It is absurd that our Pennsylvania fireworks law (Act 43 of 2017) is deficient in not setting fireworks-launch distance restrictions from other property owners’ boundaries, or from streets and roads. This law is thus omitting consideration for the value of property owners’ landscaping (trees, shrubs, etc.), for the value of vehicles parked in their driveways and for the hazard this poses to motorists.

The current law only restricts fireworks within 150 feet of an occupied structure. As a consequence, again this year, another’s fireworks shell casings and debris were strewn all over my car, all over and 100 feet deep into my property and near and next to my house, posing a real fire risk in drought conditions. That’s in addition to littering my property; littering is a chargeable offense in Pennsylvania.
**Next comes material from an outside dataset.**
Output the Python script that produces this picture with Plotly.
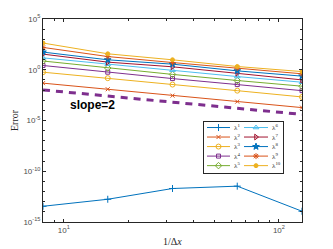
import plotly.graph_objects as go
import numpy as np

N = [8, 16, 32, 64, 128]
# log10 of error values
logerr = {
    1: [-13.45, -12.76, -11.70, -11.47, -13.94],
    2: [-1.32, -1.92, -2.55, -3.14, -3.73],
    3: [-0.24, -0.83, -1.46, -2.06, -2.68],
    4: [0.42, -0.24, -0.87, -1.46, -2.06],
    5: [0.86, 0.17, -0.46, -1.06, -1.62],
    6: [1.17, 0.55, -0.04, -0.67, -1.23],
    7: [1.54, 0.75, 0.29, -0.34, -1.00],
    8: [1.74, 0.98, 0.55, -0.11, -0.63],
    9: [2.20, 1.30, 0.71, 0.16, -0.40],
    10: [2.63, 1.57, 0.98, 0.32, -0.18],
}
slope_ref = [10 ** -1.99 * (8 / n) ** 2 for n in [8, 128]]
slope_x = [8, 128]

colors = {1: "#0072BD", 2: "#D95319", 3: "#EDB120", 4: "#7E2F8E", 5: "#77AC30",
          6: "#4DBEEE", 7: "#A2142F", 8: "#0072BD", 9: "#D95319", 10: "#EDB120"}
symbols = {1: "cross-thin-open", 2: "x-thin-open", 3: "circle-open", 4: "square-open",
           5: "diamond-open", 6: "triangle-up-open", 7: "triangle-right-open",
           8: "star", 9: "asterisk-open", 10: "circle"}
sizes = {1: 5, 2: 4, 3: 5, 4: 4, 5: 5, 6: 5, 7: 5, 8: 5, 9: 5, 10: 4}

fig = go.Figure()
for k in range(1, 11):
    fig.add_trace(go.Scatter(
        x=N, y=[10 ** v for v in logerr[k]], mode="lines+markers",
        line=dict(color=colors[k], width=1),
        marker=dict(symbol=symbols[k], size=sizes[k], color=colors[k],
                    line=dict(color=colors[k], width=1)),
        showlegend=False))

fig.add_trace(go.Scatter(x=slope_x, y=slope_ref, mode="lines",
                         line=dict(color="#7E2F8E", width=3, dash="7px,6px"),
                         showlegend=False))

# custom legend in inset axes (pixel-like units)
rows = [127.5 + 9.5 * i for i in range(5)]
cols = [(207, 230), (244, 268)]
annotations = []
for k in range(1, 11):
    c = (k - 1) // 5
    r = (k - 1) % 5
    x0, x1 = cols[c]
    yy = rows[r]
    fig.add_trace(go.Scatter(x=[x0, x1], y=[yy, yy], mode="lines",
                             line=dict(color=colors[k], width=1),
                             xaxis="x2", yaxis="y2", showlegend=False, hoverinfo="skip"))
    fig.add_trace(go.Scatter(x=[(x0 + x1) / 2], y=[yy], mode="markers",
                             marker=dict(symbol=symbols[k], size=sizes[k], color=colors[k],
                                         line=dict(color=colors[k], width=1)),
                             xaxis="x2", yaxis="y2", showlegend=False, hoverinfo="skip"))
    annotations.append(dict(x=x1 + 1.5, y=yy, xref="x2", yref="y2", xanchor="left",
                            yanchor="middle", showarrow=False,
                            text="λ<sup>%d</sup>" % k,
                            font=dict(family="Liberation Serif", size=7, color="#262626")))

annotations.append(dict(x=np.log10(13.6), y=-3.47, xref="x", yref="y", showarrow=False,
                        text="<b>slope=2</b>",
                        font=dict(family="Liberation Sans", size=12, color="black")))
annotations.append(dict(x=0.5, y=-0.098, xref="paper", yref="paper", showarrow=False,
                        yanchor="middle", text="1/Δ<i>x</i>",
                        font=dict(family="Liberation Serif", size=10, color="#262626")))
annotations.append(dict(x=-0.11, y=0.5, xref="paper", yref="paper", showarrow=False,
                        textangle=-90, xanchor="center", text="Error",
                        font=dict(family="Liberation Serif", size=10, color="#262626")))

axcol = "#262626"
fig.update_layout(
    width=333, height=249,
    margin=dict(l=43, r=31, t=19, b=27),
    paper_bgcolor="white", plot_bgcolor="white",
    showlegend=False,
    annotations=annotations,
    xaxis=dict(type="log", range=[np.log10(8), np.log10(128)],
               tickvals=[10, 100], ticktext=["10<sup>1</sup>", "10<sup>2</sup>"],
               ticks="inside", ticklen=3, tickcolor=axcol,
               minor=dict(ticks="inside", ticklen=2, tickcolor=axcol,
                          tickvals=[9, 20, 30, 40, 50, 60, 70, 80, 90], showgrid=False),
               showline=True, linecolor=axcol, linewidth=1, mirror="allticks",
               showgrid=False, zeroline=False,
               tickfont=dict(family="Liberation Sans", size=8, color="#4d4d4d")),
    yaxis=dict(type="log", range=[-15, 5],
               tickvals=[1e-15, 1e-10, 1e-5, 1, 1e5],
               ticktext=["10<sup>-15</sup>", "10<sup>-10</sup>", "10<sup>-5</sup>",
                         "10<sup>0</sup>", "10<sup>5</sup>"],
               ticks="inside", ticklen=3, tickcolor=axcol,
               minor=dict(ticks="inside", ticklen=2, tickcolor=axcol,
                          tickvals=[10.0 ** e for e in range(-15, 6)], showgrid=False),
               showline=True, linecolor=axcol, linewidth=1, mirror="allticks",
               showgrid=False, zeroline=False,
               tickfont=dict(family="Liberation Sans", size=8, color="#4d4d4d")),
    xaxis2=dict(domain=[(204 - 43) / 259, (283 - 43) / 259], range=[204, 283],
                anchor="y2", showline=True, mirror=True, linecolor=axcol, linewidth=1,
                showticklabels=False, ticks="", showgrid=False, zeroline=False),
    yaxis2=dict(domain=[(221.7 - 173) / 202.4, (221.7 - 122) / 202.4], range=[173, 122],
                anchor="x2", showline=True, mirror=True, linecolor=axcol, linewidth=1,
                showticklabels=False, ticks="", showgrid=False, zeroline=False),
)

fig.write_html("out.html", config={"displayModeBar": False},
               post_script="document.body.style.margin='0';document.body.style.overflow='hidden';")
So what did I learn? Don’t do as I did. Don’t waste your time calling the state police. People often do less than the least they could do; the state police easily, too, prove this finding to be true.
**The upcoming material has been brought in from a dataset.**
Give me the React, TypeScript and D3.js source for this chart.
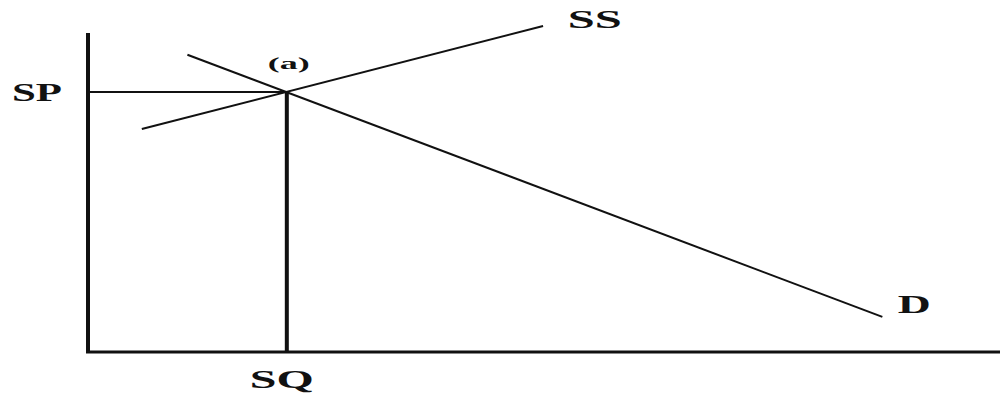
import * as d3 from 'd3';
import { useEffect, useRef } from 'react';

const WIDTH = 1000;
const HEIGHT = 396;

// Quantity / price in chart units (0..100 on both axes)
const DEMAND_POINTS = [
  { q: 10.9, p: 93.2 },
  { q: 87.1, p: 11.0 },
];
const SUPPLY_POINTS = [
  { q: 5.9, p: 69.9 },
  { q: 49.9, p: 102.2 },
];
const EQUILIBRIUM = { q: 21.8, p: 81.5 };
const AXIS_MAX = { q: 100, p: 100 };

const CURVE_LABELS = [
  { text: 'SS', q: 52.6, p: 101.6, size: 25, length: 54 },
  { text: 'D', q: 88.8, p: 12.2, size: 25, length: 33 },
  { text: '(a)', q: 19.7, p: 88.6, size: 16, length: 42 },
];

const INK = '#111';

export default function App() {
  const ref = useRef<SVGSVGElement | null>(null);

  useEffect(() => {
    const svg = d3.select(ref.current);
    svg.selectAll('*').remove();

    const x = d3.scaleLinear().domain([0, AXIS_MAX.q]).range([88, 1000]);
    const y = d3.scaleLinear().domain([0, AXIS_MAX.p]).range([352, 33]);

    svg.append('rect').attr('width', WIDTH).attr('height', HEIGHT).attr('fill', '#fff');

    const line = d3.line<{ q: number; p: number }>()
      .x((d) => x(d.q))
      .y((d) => y(d.p));

    // axes
    svg.append('line')
      .attr('x1', x(0)).attr('x2', x(0))
      .attr('y1', y(AXIS_MAX.p)).attr('y2', y(0) + 1)
      .attr('stroke', INK).attr('stroke-width', 4);
    svg.append('line')
      .attr('x1', x(0) - 2).attr('x2', x(AXIS_MAX.q))
      .attr('y1', y(0)).attr('y2', y(0))
      .attr('stroke', INK).attr('stroke-width', 3);

    // equilibrium guides
    svg.append('line')
      .attr('x1', x(0)).attr('x2', x(EQUILIBRIUM.q))
      .attr('y1', y(EQUILIBRIUM.p)).attr('y2', y(EQUILIBRIUM.p))
      .attr('stroke', INK).attr('stroke-width', 2);
    svg.append('line')
      .attr('x1', x(EQUILIBRIUM.q)).attr('x2', x(EQUILIBRIUM.q))
      .attr('y1', y(EQUILIBRIUM.p)).attr('y2', y(0))
      .attr('stroke', INK).attr('stroke-width', 4);

    // curves
    svg.append('path')
      .datum(DEMAND_POINTS)
      .attr('d', line)
      .attr('fill', 'none')
      .attr('stroke', INK)
      .attr('stroke-width', 2);
    svg.append('path')
      .datum(SUPPLY_POINTS)
      .attr('d', line)
      .attr('fill', 'none')
      .attr('stroke', INK)
      .attr('stroke-width', 2);

    const labelFont = '"Liberation Serif", "Times New Roman", serif';

    svg.selectAll('text.curve-label')
      .data(CURVE_LABELS)
      .enter()
      .append('text')
      .attr('class', 'curve-label')
      .attr('x', (d) => x(d.q))
      .attr('y', (d) => y(d.p))
      .attr('textLength', (d) => d.length)
      .attr('lengthAdjust', 'spacingAndGlyphs')
      .style('font-family', labelFont)
      .style('font-weight', 700)
      .style('font-size', (d) => `${d.size}px`)
      .style('fill', INK)
      .text((d) => d.text);

    // axis labels
    svg.append('text')
      .attr('x', 12)
      .attr('y', y(EQUILIBRIUM.p) + 9)
      .attr('textLength', 50)
      .attr('lengthAdjust', 'spacingAndGlyphs')
      .style('font-family', labelFont)
      .style('font-weight', 700)
      .style('font-size', '25px')
      .style('fill', INK)
      .text('SP');
    svg.append('text')
      .attr('x', x(EQUILIBRIUM.q) - 37)
      .attr('y', y(0) + 36)
      .attr('textLength', 64)
      .attr('lengthAdjust', 'spacingAndGlyphs')
      .style('font-family', labelFont)
      .style('font-weight', 700)
      .style('font-size', '25px')
      .style('fill', INK)
      .text('SQ');
  }, []);

  return (
    <svg
      ref={ref}
      width={WIDTH}
      height={HEIGHT}
      style={{ position: 'absolute', left: 0, top: 0, display: 'block' }}
      role="img"
      aria-label="Supply and demand equilibrium"
    />
  );
}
So what can you do? At least, do the least you can do.

1. Send photos and videos of fireworks littered onto your property to Pennsylvania state representatives and senators and demand that the current fireworks law be “fixed” to set fireworks-launch distance restrictions based on the ceiling height of the largest shell casing to be launched.
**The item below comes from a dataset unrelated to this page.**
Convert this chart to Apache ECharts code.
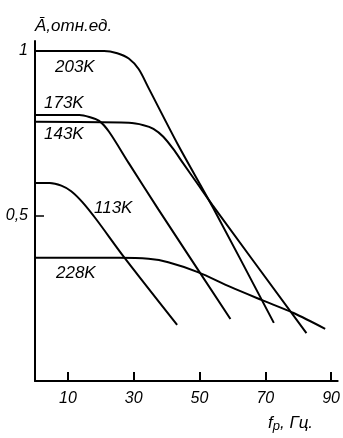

A 3-inch shell (the largest allowed for consumers) will travel approximately 210 feet. These 3s landed far into my property. See for more info.

No shell launched should be able to reach another’s property or a street or a road — even if the launcher falls over - period.

2. If others litter your property with their fireworks debris, pick it up and, while avoiding trespass, return it to their property so they can “enjoy” picking it up as much you did.

3. Contact a lawyer.

To all those readers unopposed to launching fireworks in drought conditions, or to littering a neighbor’s property with shell casings and debris, do write a rebuttal. Indeed, do write, so that other readers may learn your names, your anti-social, sociopathic tendencies and your obvious intellectual deficiencies.

Lastly, this caution to motorists: on July 4 next year, and maybe year after year, maybe don’t have your windows down at or near prominent, high-traffic intersections in Wetmore Township — or wherever you live.